Supplied material:

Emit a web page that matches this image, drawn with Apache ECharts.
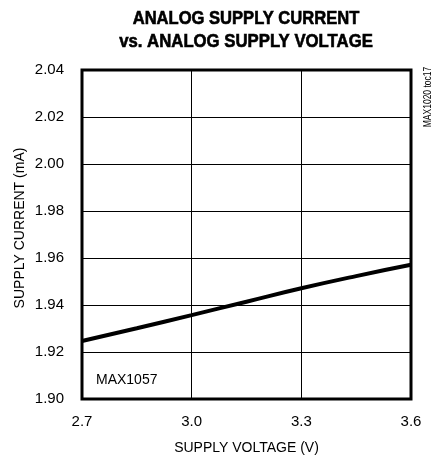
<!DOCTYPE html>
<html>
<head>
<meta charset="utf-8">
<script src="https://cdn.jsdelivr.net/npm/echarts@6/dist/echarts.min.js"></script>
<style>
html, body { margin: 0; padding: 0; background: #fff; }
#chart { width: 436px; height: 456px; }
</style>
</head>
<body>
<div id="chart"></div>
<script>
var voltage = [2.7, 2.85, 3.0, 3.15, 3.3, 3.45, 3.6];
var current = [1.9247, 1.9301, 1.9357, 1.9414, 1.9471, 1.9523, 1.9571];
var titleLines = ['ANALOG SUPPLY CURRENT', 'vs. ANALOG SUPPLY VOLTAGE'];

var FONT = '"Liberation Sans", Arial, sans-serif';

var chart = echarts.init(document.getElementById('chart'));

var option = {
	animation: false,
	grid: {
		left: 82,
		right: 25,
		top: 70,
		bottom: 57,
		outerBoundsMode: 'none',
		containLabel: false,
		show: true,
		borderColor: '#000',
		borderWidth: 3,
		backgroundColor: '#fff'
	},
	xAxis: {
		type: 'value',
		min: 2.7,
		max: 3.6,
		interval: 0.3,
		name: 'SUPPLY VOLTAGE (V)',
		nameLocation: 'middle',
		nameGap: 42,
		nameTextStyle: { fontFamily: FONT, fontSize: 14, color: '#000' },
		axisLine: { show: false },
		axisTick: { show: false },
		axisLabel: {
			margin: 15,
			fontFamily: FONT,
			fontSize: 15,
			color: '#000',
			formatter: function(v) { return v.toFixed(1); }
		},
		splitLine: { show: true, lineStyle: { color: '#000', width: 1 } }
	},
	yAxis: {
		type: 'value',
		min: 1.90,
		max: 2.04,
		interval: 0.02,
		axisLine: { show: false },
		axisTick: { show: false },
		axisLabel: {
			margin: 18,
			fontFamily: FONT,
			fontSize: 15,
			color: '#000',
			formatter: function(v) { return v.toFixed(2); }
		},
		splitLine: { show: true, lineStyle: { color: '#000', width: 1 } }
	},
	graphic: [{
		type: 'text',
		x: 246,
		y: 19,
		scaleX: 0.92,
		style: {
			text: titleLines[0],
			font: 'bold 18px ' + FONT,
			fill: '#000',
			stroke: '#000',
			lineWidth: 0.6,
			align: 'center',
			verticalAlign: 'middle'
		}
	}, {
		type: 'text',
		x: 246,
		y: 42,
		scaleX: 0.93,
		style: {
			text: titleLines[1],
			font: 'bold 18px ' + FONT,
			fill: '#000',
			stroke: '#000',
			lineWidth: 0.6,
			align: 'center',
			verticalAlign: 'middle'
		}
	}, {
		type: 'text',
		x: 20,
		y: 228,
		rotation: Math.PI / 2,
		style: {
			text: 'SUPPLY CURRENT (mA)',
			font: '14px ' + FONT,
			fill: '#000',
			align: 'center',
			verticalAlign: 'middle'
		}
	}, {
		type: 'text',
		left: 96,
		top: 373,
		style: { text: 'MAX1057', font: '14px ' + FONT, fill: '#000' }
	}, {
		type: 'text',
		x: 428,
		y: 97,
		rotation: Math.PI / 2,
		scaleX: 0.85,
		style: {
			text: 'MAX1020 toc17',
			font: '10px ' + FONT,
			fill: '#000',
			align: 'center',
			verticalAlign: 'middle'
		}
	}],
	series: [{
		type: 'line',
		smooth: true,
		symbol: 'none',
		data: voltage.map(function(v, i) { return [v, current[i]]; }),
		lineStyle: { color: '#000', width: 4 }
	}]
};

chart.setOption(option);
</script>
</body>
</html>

Exercise goal: Repeat the listing verbatim. Skip the pictures.

Right answer:
Emit a web page that matches this image, drawn with Apache ECharts.
<!DOCTYPE html>
<html>
<head>
<meta charset="utf-8">
<script src="https://cdn.jsdelivr.net/npm/echarts@6/dist/echarts.min.js"></script>
<style>
html, body { margin: 0; padding: 0; background: #fff; }
#chart { width: 436px; height: 456px; }
</style>
</head>
<body>
<div id="chart"></div>
<script>
var voltage = [2.7, 2.85, 3.0, 3.15, 3.3, 3.45, 3.6];
var current = [1.9247, 1.9301, 1.9357, 1.9414, 1.9471, 1.9523, 1.9571];
var titleLines = ['ANALOG SUPPLY CURRENT', 'vs. ANALOG SUPPLY VOLTAGE'];

var FONT = '"Liberation Sans", Arial, sans-serif';

var chart = echarts.init(document.getElementById('chart'));

var option = {
	animation: false,
	grid: {
		left: 82,
		right: 25,
		top: 70,
		bottom: 57,
		outerBoundsMode: 'none',
		containLabel: false,
		show: true,
		borderColor: '#000',
		borderWidth: 3,
		backgroundColor: '#fff'
	},
	xAxis: {
		type: 'value',
		min: 2.7,
		max: 3.6,
		interval: 0.3,
		name: 'SUPPLY VOLTAGE (V)',
		nameLocation: 'middle',
		nameGap: 42,
		nameTextStyle: { fontFamily: FONT, fontSize: 14, color: '#000' },
		axisLine: { show: false },
		axisTick: { show: false },
		axisLabel: {
			margin: 15,
			fontFamily: FONT,
			fontSize: 15,
			color: '#000',
			formatter: function(v) { return v.toFixed(1); }
		},
		splitLine: { show: true, lineStyle: { color: '#000', width: 1 } }
	},
	yAxis: {
		type: 'value',
		min: 1.90,
		max: 2.04,
		interval: 0.02,
		axisLine: { show: false },
		axisTick: { show: false },
		axisLabel: {
			margin: 18,
			fontFamily: FONT,
			fontSize: 15,
			color: '#000',
			formatter: function(v) { return v.toFixed(2); }
		},
		splitLine: { show: true, lineStyle: { color: '#000', width: 1 } }
	},
	graphic: [{
		type: 'text',
		x: 246,
		y: 19,
		scaleX: 0.92,
		style: {
			text: titleLines[0],
			font: 'bold 18px ' + FONT,
			fill: '#000',
			stroke: '#000',
			lineWidth: 0.6,
			align: 'center',
			verticalAlign: 'middle'
		}
	}, {
		type: 'text',
		x: 246,
		y: 42,
		scaleX: 0.93,
		style: {
			text: titleLines[1],
			font: 'bold 18px ' + FONT,
			fill: '#000',
			stroke: '#000',
			lineWidth: 0.6,
			align: 'center',
			verticalAlign: 'middle'
		}
	}, {
		type: 'text',
		x: 20,
		y: 228,
		rotation: Math.PI / 2,
		style: {
			text: 'SUPPLY CURRENT (mA)',
			font: '14px ' + FONT,
			fill: '#000',
			align: 'center',
			verticalAlign: 'middle'
		}
	}, {
		type: 'text',
		left: 96,
		top: 373,
		style: { text: 'MAX1057', font: '14px ' + FONT, fill: '#000' }
	}, {
		type: 'text',
		x: 428,
		y: 97,
		rotation: Math.PI / 2,
		scaleX: 0.85,
		style: {
			text: 'MAX1020 toc17',
			font: '10px ' + FONT,
			fill: '#000',
			align: 'center',
			verticalAlign: 'middle'
		}
	}],
	series: [{
		type: 'line',
		smooth: true,
		symbol: 'none',
		data: voltage.map(function(v, i) { return [v, current[i]]; }),
		lineStyle: { color: '#000', width: 4 }
	}]
};

chart.setOption(option);
</script>
</body>
</html>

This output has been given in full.